Bloomberg saw the numbers as a great report. Wow:
Employers added 173,000 workers in August and the U.S. jobless rate dropped to 5.1 percent, the lowest since April 2008 and a level that the Federal Reserve considers to be full employment.
The gain in payrolls, while less than forecast, followed advances in July and June that were stronger than previously reported, the Labor Department said Friday. Average hourly earnings climbed more than forecast and workers put in a longer workweek, the report also showed.
Persistent hiring indicates employers were upbeat about America’s demand prospects leading up to mounting concerns of further deterioration in emerging economies. Fed policy makers meeting in less than two weeks will weigh resilient U.S. employment conditions against the recent turmoil in world financial markets as they debate the timing of any interest-rate increase.
Earlier, Bloomberg asked if this might not be the most important jobs report ever?
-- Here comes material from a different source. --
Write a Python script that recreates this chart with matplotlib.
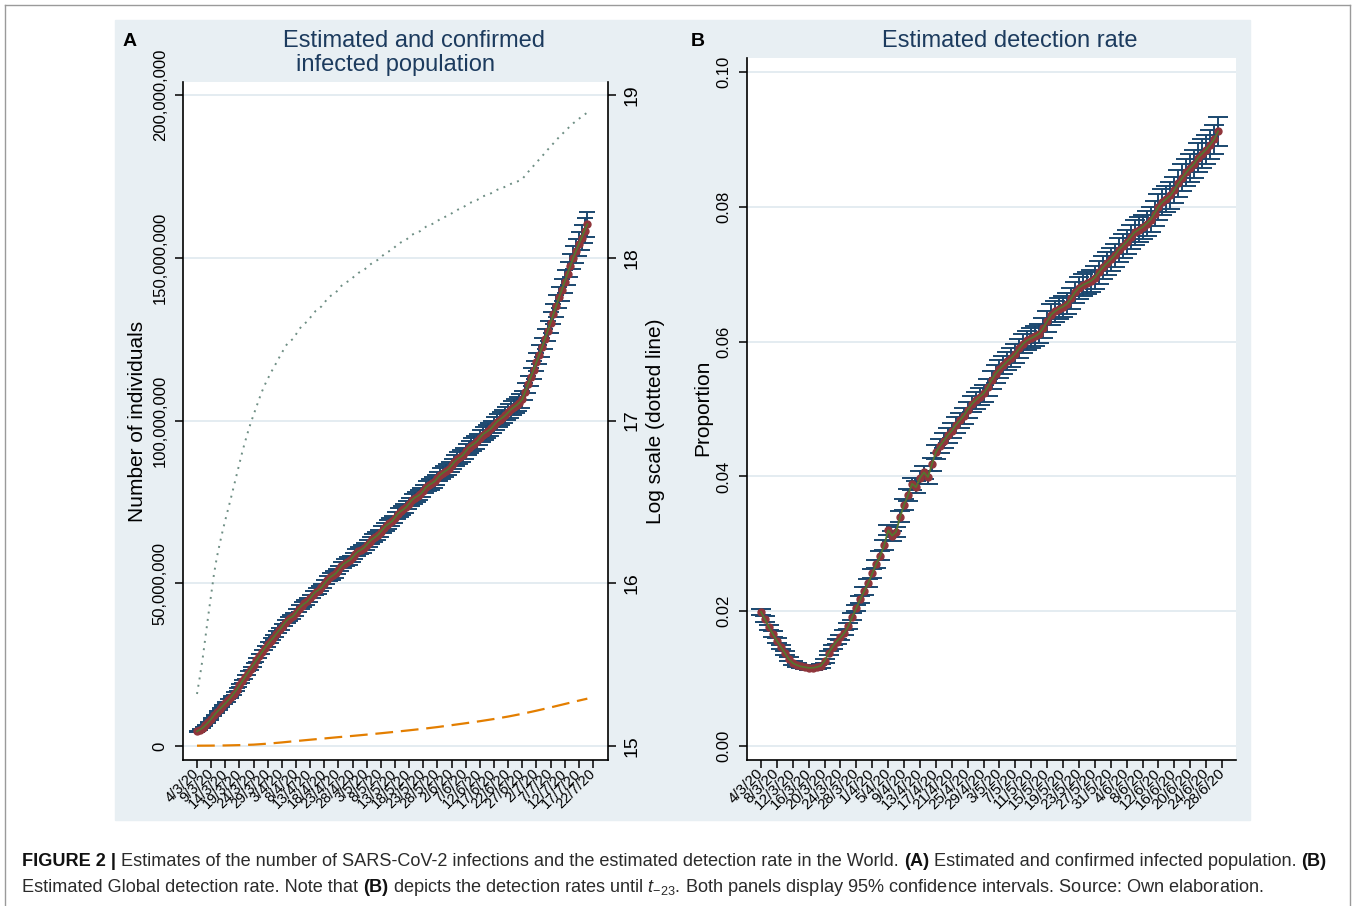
import numpy as np
import matplotlib
matplotlib.use("Agg")
import matplotlib.pyplot as plt
from matplotlib import font_manager
from matplotlib.lines import Line2D
from matplotlib.patches import Rectangle

# ---- data ----
# Panel A: estimated infected population (millions), daily from 4/3/20 to 20/7/20
est_m = [
    4.5, 5.0, 5.6, 6.4, 7.3, 8.3, 9.4, 10.4, 11.3, 12.2,
    13.1, 14.0, 15.0, 16.1, 17.3, 18.6, 19.9, 21.2, 22.5, 23.8,
    25.0, 26.3, 27.6, 28.9, 30.1, 31.2, 32.3, 33.3, 34.4, 35.5,
    36.6, 37.8, 38.8, 39.4, 39.9, 41.0, 42.2, 43.1, 43.8, 44.4,
    45.4, 46.5, 47.4, 48.0, 48.7, 49.8, 50.9, 51.8, 52.4, 53.0,
    54.0, 55.2, 56.0, 56.6, 57.1, 58.0, 59.0, 59.8, 60.3, 60.9,
    61.8, 62.8, 63.6, 64.2, 64.9, 65.9, 66.9, 67.8, 68.4, 69.1,
    70.2, 71.3, 72.1, 72.7, 73.4, 74.5, 75.6, 76.3, 76.8, 77.4,
    78.4, 79.5, 80.2, 80.7, 81.3, 82.3, 83.3, 84.0, 84.6, 85.2,
    86.2, 87.3, 88.1, 88.7, 89.4, 90.5, 91.6, 92.3, 92.9, 93.6,
    94.7, 95.7, 96.3, 96.9, 97.6, 98.6, 99.6, 100.3, 100.9, 101.6,
    102.5, 103.4, 104.1, 104.7, 105.5, 106.5, 108.8, 111.1, 113.3, 115.6,
    117.9, 120.2, 122.5, 125.0, 127.6, 130.1, 132.7, 135.2, 137.8, 140.2,
    142.7, 145.1, 147.6, 150.0, 152.1, 154.2, 156.2, 158.3, 160.3,
]
est_ci_rel = 0.024  # half width of the 95% CI, share of the estimate

# confirmed cases (millions), read every 5 days
conf_day = [0, 5, 10, 15, 20, 25, 30, 35, 40, 45, 50, 55, 60, 65, 70,
            75, 80, 85, 90, 95, 100, 105, 110, 115, 120, 125, 130, 135, 138]
conf_m = [0.095, 0.12, 0.17, 0.27, 0.42, 0.72, 1.10, 1.52, 1.93, 2.32,
          2.72, 3.10, 3.50, 3.92, 4.36, 4.82, 5.30, 5.82, 6.40, 7.00,
          7.62, 8.30, 9.05, 9.90, 10.85, 11.85, 12.90, 13.95, 14.55]

ticks_a = ["4/3/20", "9/3/20", "14/3/20", "19/3/20", "24/3/20", "29/3/20",
           "3/4/20", "8/4/20", "13/4/20", "18/4/20", "23/4/20", "28/4/20",
           "3/5/20", "8/5/20", "13/5/20", "18/5/20", "23/5/20", "28/5/20",
           "2/6/20", "7/6/20", "12/6/20", "17/6/20", "22/6/20", "27/6/20",
           "2/7/20", "7/7/20", "12/7/20", "17/7/20", "22/7/20"]

# Panel B: estimated detection rate, daily from 4/3/20 to 27/6/20
rate = [
    0.0199, 0.0188, 0.0176, 0.0166, 0.0156, 0.0147, 0.0138, 0.0129, 0.0123, 0.0120,
    0.0118, 0.0117, 0.0116, 0.0116, 0.0117, 0.0119, 0.0126, 0.0138, 0.0147, 0.0155,
    0.0161, 0.0168, 0.0178, 0.0192, 0.0205, 0.0218, 0.0230, 0.0242, 0.0256, 0.0270,
    0.0282, 0.0298, 0.0320, 0.0312, 0.0318, 0.0340, 0.0358, 0.0372, 0.0389, 0.0384,
    0.0398, 0.0406, 0.0399, 0.0418, 0.0436, 0.0445, 0.0453, 0.0461, 0.0468, 0.0476,
    0.0483, 0.0490, 0.0499, 0.0507, 0.0513, 0.0518, 0.0523, 0.0532, 0.0543, 0.0552,
    0.0559, 0.0565, 0.0571, 0.0576, 0.0582, 0.0590, 0.0597, 0.0602, 0.0605, 0.0608,
    0.0612, 0.0620, 0.0630, 0.0640, 0.0645, 0.0649, 0.0652, 0.0656, 0.0664, 0.0673,
    0.0680, 0.0684, 0.0687, 0.0690, 0.0695, 0.0703, 0.0710, 0.0716, 0.0722, 0.0728,
    0.0736, 0.0742, 0.0748, 0.0755, 0.0762, 0.0766, 0.0770, 0.0775, 0.0781, 0.0790,
    0.0800, 0.0807, 0.0812, 0.0817, 0.0825, 0.0835, 0.0843, 0.0851, 0.0858, 0.0864,
    0.0873, 0.0879, 0.0885, 0.0892, 0.0900, 0.0912,
]
rate_ci_rel = 0.024

ticks_b = ["4/3/20", "8/3/20", "12/3/20", "16/3/20", "20/3/20", "24/3/20",
           "28/3/20", "1/4/20", "5/4/20", "9/4/20", "13/4/20", "17/4/20",
           "21/4/20", "25/4/20", "29/4/20", "3/5/20", "7/5/20", "11/5/20",
           "15/5/20", "19/5/20", "23/5/20", "27/5/20", "31/5/20", "4/6/20",
           "8/6/20", "12/6/20", "16/6/20", "20/6/20", "24/6/20", "28/6/20"]

# ---- style ----
navy = "#1a476f"
maroon = "#90353b"
green = "#55752f"
orange = "#e37e00"
teal = "#6e8e84"
title_col = "#1c3b5e"
bg = "#e8eff3"
grid_col = "#e2eaf0"

plt.rcParams["font.family"] = ["Liberation Sans", "DejaVu Sans"]

names = {f.name for f in font_manager.fontManager.ttflist}
cap_font = "Liberation Sans Narrow" if "Liberation Sans Narrow" in names else "Liberation Sans"
plt.rcParams["mathtext.fontset"] = "custom"
plt.rcParams["mathtext.rm"] = cap_font
plt.rcParams["mathtext.it"] = cap_font + ":italic"
plt.rcParams["mathtext.bf"] = cap_font + ":bold"

W, H = 1357, 906
fig = plt.figure(figsize=(W / 100, H / 100), dpi=100)


def box(l, t, r, b):
    return [l / W, 1 - b / H, (r - l) / W, (b - t) / H]


def fx(x):
    return x / W


def fy(y):
    return 1 - y / H


def vertical_ylabels(ax, ha):
    # Stata style: tick labels turned 90 degrees and centred on the tick
    for lab in ax.get_yticklabels():
        lab.set_rotation(90)
        lab.set_rotation_mode("default")
        lab.set_ha(ha)
        lab.set_va("center")


def slanted_xlabels(ax):
    plt.setp(ax.get_xticklabels(), rotation=45, ha="right", va="center",
             rotation_mode="anchor")


# background panel and outer frame (drawn under the axes)
fig.patches.append(Rectangle((fx(115), fy(820)), (1250 - 115) / W, (820 - 20) / H,
                             transform=fig.transFigure, color=bg, zorder=-5))
for xs, ys in [((5, 1350), (5, 5)), ((5, 5), (5, 906)), ((1350, 1350), (5, 906))]:
    fig.lines.append(Line2D([fx(v) for v in xs], [fy(v) for v in ys],
                            transform=fig.transFigure, color="#9a9a9a", lw=1.0,
                            zorder=-5))

# ---- panel A ----
axA = fig.add_axes(box(183, 82, 608, 760))
days_a = np.arange(len(est_m))
est = np.array(est_m) * 1e6
axA.errorbar(days_a, est, yerr=est * est_ci_rel, fmt="none", ecolor=navy,
             elinewidth=1.4, capsize=6, capthick=1.4, zorder=2)
axA.plot(days_a, est, "o", color=maroon, ms=5, zorder=3)
axA.plot(days_a, est, "-", color=green, lw=1.3, zorder=4)
axA.plot(conf_day, np.array(conf_m) * 1e6, color=orange, lw=1.6,
         dashes=(8, 3.5), zorder=3)

axA.set_xlim(-4.95, 145.3)
axA.set_ylim(-4.3e6, 204e6)
axA.set_yticks([0, 50e6, 100e6, 150e6, 200e6])
axA.set_yticklabels([f"{v:,.0f}" for v in [0, 50e6, 100e6, 150e6, 200e6]])
axA.set_xticks(np.arange(len(ticks_a)) * 5)
axA.set_xticklabels(ticks_a)
axA.grid(axis="y", color=grid_col, lw=1.3)
axA.set_axisbelow(True)
axA.spines[["top", "right"]].set_visible(False)
axA.tick_params(axis="both", direction="out", length=6, width=1.1)
axA.tick_params(axis="y", labelsize=12, pad=5)
axA.tick_params(axis="x", labelsize=10.5, pad=2)
vertical_ylabels(axA, "right")
slanted_xlabels(axA)
axA.set_ylabel("Number of individuals", fontsize=15, va="center")
axA.yaxis.set_label_coords(-0.106, 0.5)

ax2 = axA.twinx()
ax2.plot(days_a, np.log(est), color=teal, lw=1.4, linestyle=(0, (1, 2.8)), zorder=3)
ax2.set_ylim(15 - 14 / 651 * 4, 19 + 13 / 651 * 4)
ax2.set_yticks([15, 16, 17, 18, 19])
ax2.spines[["top", "left", "bottom"]].set_visible(False)
ax2.tick_params(axis="y", direction="out", length=6, width=1.1,
                labelsize=14, pad=5)
vertical_ylabels(ax2, "left")
ax2.set_ylabel("Log scale (dotted line)", fontsize=15, va="center", rotation=90)
ax2.yaxis.set_label_coords(1.111, 0.5)

# ---- panel B ----
axB = fig.add_axes(box(747, 58, 1236, 760))
days_b = np.arange(len(rate))
r = np.array(rate)
axB.errorbar(days_b, r, yerr=r * rate_ci_rel, fmt="none", ecolor=navy,
             elinewidth=1.4, capsize=7, capthick=1.4, zorder=2)
axB.plot(days_b, r, "o", color=maroon, ms=5, zorder=3)
axB.plot(days_b, r, "-", color=green, lw=1.3, zorder=4)
axB.set_xlim(-3.52, 119.5)
axB.set_ylim(-14 / 6740, 0.10 + 14 / 6740)
axB.set_yticks([0.0, 0.02, 0.04, 0.06, 0.08, 0.10])
axB.set_yticklabels(["0.00", "0.02", "0.04", "0.06", "0.08", "0.10"])
axB.set_xticks(np.arange(len(ticks_b)) * 4)
axB.set_xticklabels(ticks_b)
axB.grid(axis="y", color=grid_col, lw=1.3)
axB.set_axisbelow(True)
axB.spines[["top", "right"]].set_visible(False)
axB.tick_params(axis="both", direction="out", length=6, width=1.1)
axB.tick_params(axis="y", labelsize=12, pad=5)
axB.tick_params(axis="x", labelsize=11, pad=2)
vertical_ylabels(axB, "right")
slanted_xlabels(axB)
axB.set_ylabel("Proportion", fontsize=15, va="center")
axB.yaxis.set_label_coords(-0.09, 0.501)

for ax in (axA, ax2, axB):
    for s in ax.spines.values():
        s.set_linewidth(1.2)

# titles and panel letters
fig.text(fx(414), fy(41), "Estimated and confirmed", fontsize=17, color=title_col,
         ha="center", va="center")
fig.text(fx(396), fy(65), "infected population", fontsize=17, color=title_col,
         ha="center", va="center")
fig.text(fx(1010), fy(41), "Estimated detection rate", fontsize=17, color=title_col,
         ha="center", va="center")
fig.text(fx(130), fy(41), "A", fontsize=14, fontweight="bold", ha="center", va="center")
fig.text(fx(698), fy(41), "B", fontsize=14, fontweight="bold", ha="center", va="center")

# ---- caption ----
line1 = [("FIGURE 2 |", "bold"),
         ("Estimates of the number of SARS-CoV-2 infections and the estimated "
          "detection rate in the World.", "normal"),
         ("(A)", "bold"),
         ("Estimated and confirmed infected population.", "normal"),
         ("(B)", "bold")]
line2 = [("Estimated Global detection rate. Note that", "normal"),
         ("(B)", "bold"),
         ("depicts the detection rates until $t_{-23}$. Both panels display 95% "
          "confidence intervals. Source: Own elaboration.", "normal")]

renderer = fig.canvas.get_renderer()


def text_width(s, size, weight):
    t = fig.text(0, 0, s, fontsize=size, fontweight=weight, family=cap_font)
    w = t.get_window_extent(renderer=renderer).width
    t.remove()
    return w


def rich_line(parts, x0, y0, size):
    sp = text_width("x x", size, "normal") - text_width("xx", size, "normal")
    x = x0
    for txt, weight in parts:
        t = fig.text(fx(x), fy(y0), txt, fontsize=size, fontweight=weight,
                     family=cap_font, color="#2b2b2b" if weight == "normal" else "#111111",
                     ha="left", va="baseline")
        x += t.get_window_extent(renderer=renderer).width + sp


def line_width(parts, size):
    sp = text_width("x x", size, "normal") - text_width("xx", size, "normal")
    return sum(text_width(t, size, w) for t, w in parts) + sp * (len(parts) - 1)


base = 12.0
cap_size = base * 1306 / line_width(line1, base)
rich_line(line1, 22, 866, cap_size)
rich_line(line2, 22, 892, cap_size)

fig.savefig("out.png", dpi=100)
Wow, such hyperbole. And then the jobs number did not meet Bloomberg's expectations: any number of 200,000 -- even 205,000 -- would have been a reason to uncork the champagne, but alas, only 173,000.

Even the New York Times was more honest than Bloomberg:
Despite disappointing job growth last month, the unemployment rate fell to its lowest level since early 2008, sharpening the debate within the Federal Reserve over whether to raise interest rates when policy makers meet in two weeks.
Friday’s report from the Labor Department — which estimated that employers added a less-than-expected 173,000 jobs in August even as the official jobless rate dipped to 5.1 percent — provided evidence for both camps to make their cases.